Eduardo: Sim, em 1932 passou a ter a opção do motor V8 e os 4 cilindros em linha passaram a ser raros de se encontrar, porque todo mundo queria o motor V8 por sua maior potência. Na realidade, ainda no segundo semestre de 1931, a importação dos Ford com motor 4 cilindros, foi grandemente prejudicada pela divulgação da chegada do motor V8 com muito mais potência para o ano de 1932.


Gustavo: Todas as Pickups eram com capota de lona?


Eduardo: Não. Tanto a Pickup como os veículos de passeio eram oferecidos em versão de capota de lona e capota de aço. Para o Brasil, em virtude de ser um país quente, vieram muitos modelos com capota de lona e são bem raros os modelos de capota de chapa. Já nos EUA ocorre exatamente o contrário. A maioria tem capota de chapa e são muito raras as capotas de lona.


Gustavo: Uma coisa legal para mostrar é a variação dos coletes. Até 1929 são mais curtos e mais largos e, a partir de 30 ou 31, eles são mais altos e delgados...

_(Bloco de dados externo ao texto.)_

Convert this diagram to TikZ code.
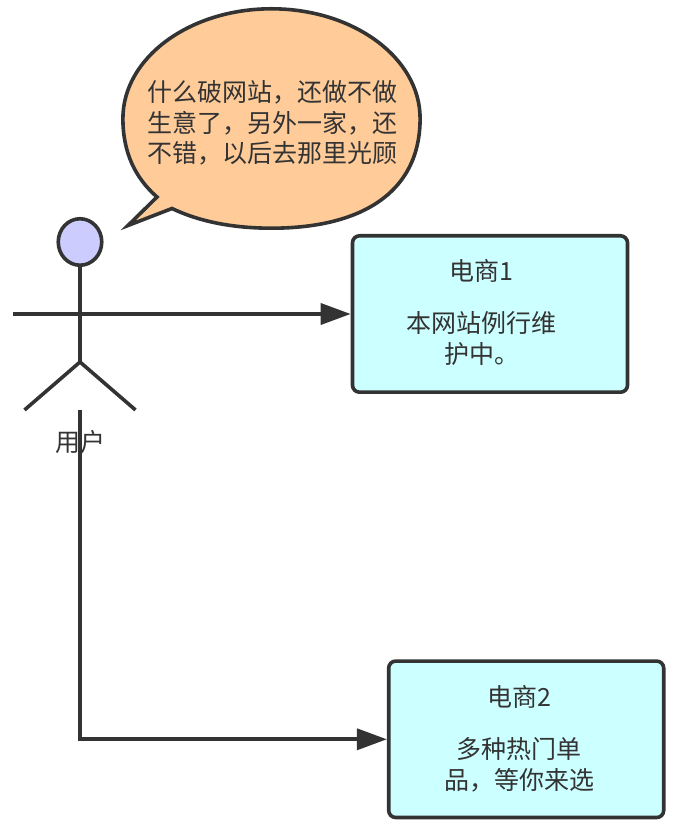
\documentclass[tikz,border=0pt]{standalone}
\usepackage{fontspec}
\setmainfont{Noto Sans CJK SC}
\usetikzlibrary{arrows.meta,shapes.geometric}
\definecolor{ink}{HTML}{333333}
\definecolor{boxfill}{HTML}{CCFFFF}
\definecolor{bubblefill}{HTML}{FFCC99}
\definecolor{headfill}{HTML}{CCCCFF}
\tikzset{
  x=1pt,y=1pt,
  outline/.style={draw=ink,line width=3.6pt},
  sitebox/.style={outline,fill=boxfill,rounded corners=7pt,minimum width=275pt,minimum height=156.4pt,inner sep=0pt},
  caption/.style={text=ink,inner sep=0pt,align=center,font=\fontsize{25}{30.5}\selectfont},
  link/.style={draw=ink,line width=3.6pt,-{Triangle[length=30pt,width=21pt]}},
  limb/.style={draw=ink,line width=3.6pt},
}
\begin{document}
\begin{tikzpicture}
\useasboundingbox (0,0) rectangle (681,838);
% speech bubble (y values are 838 minus the image row)
\draw[outline,fill=bubblefill,line join=miter]
  (172,629.5) .. controls (199.2,616.5) and (232.6,609.8) .. (271.5,609.8)
  .. controls (359.9,609.8) and (420.1,644.4) .. (420.1,719.5)
  arc[start angle=0,end angle=180,x radius=148.6,y radius=109.7]
  .. controls (122.9,685.7) and (135.1,660.1) .. (157,641)
  -- (128,612.5) -- cycle;
\node[caption] (bubbletext) at (272,715) {什么破网站，还做不做\\生意了，另外一家，还\\不错，以后去那里光顾};
% sites
\node[sitebox] (site1) at (490,524) {};
\node[caption] (site1text) at (481.5,526) {电商1\\[22pt]本网站例行维\\护中。};
\node[sitebox] (site2) at (526.2,98.7) {};
\node[caption] (site2text) at (519,99.5) {电商2\\[22pt]多种热门单\\品，等你来选};
% actor
\coordinate (hip) at (80,476);
\coordinate (handL) at (13,524);
\coordinate (footL) at (24.5,428);
\coordinate (footR) at (135.5,428);
\coordinate (tail) at (80,428);
\coordinate (corner) at (tail |- site2.west);
\node[outline,fill=headfill,ellipse,minimum width=43.5pt,minimum height=46.5pt,inner sep=0pt] (head) at (80,596) {};
\draw[limb] (head.south) -- (hip);
\draw[limb] (footL) -- (hip) -- (footR);
\node[caption] (user) at (80,396) {用户};
% connectors
\draw[link] (handL) -- (site1.west);
\draw[link] (tail) -- (corner) -- (site2.west);
\end{tikzpicture}
\end{document}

Eduardo: De 1929 para 1930 ele ganha altura e de 1930 para 31 ele ganha o detalhe pintado na cor da carroceira na parte superior e inferior do colete. Uma outra particularidade interessante é que o aro de 21 polegadas dos 1929 tem a borda mais grossa, que chamamos de talão grosso e, no 30, ele diminui para 19 polegadas e termina em borda fina.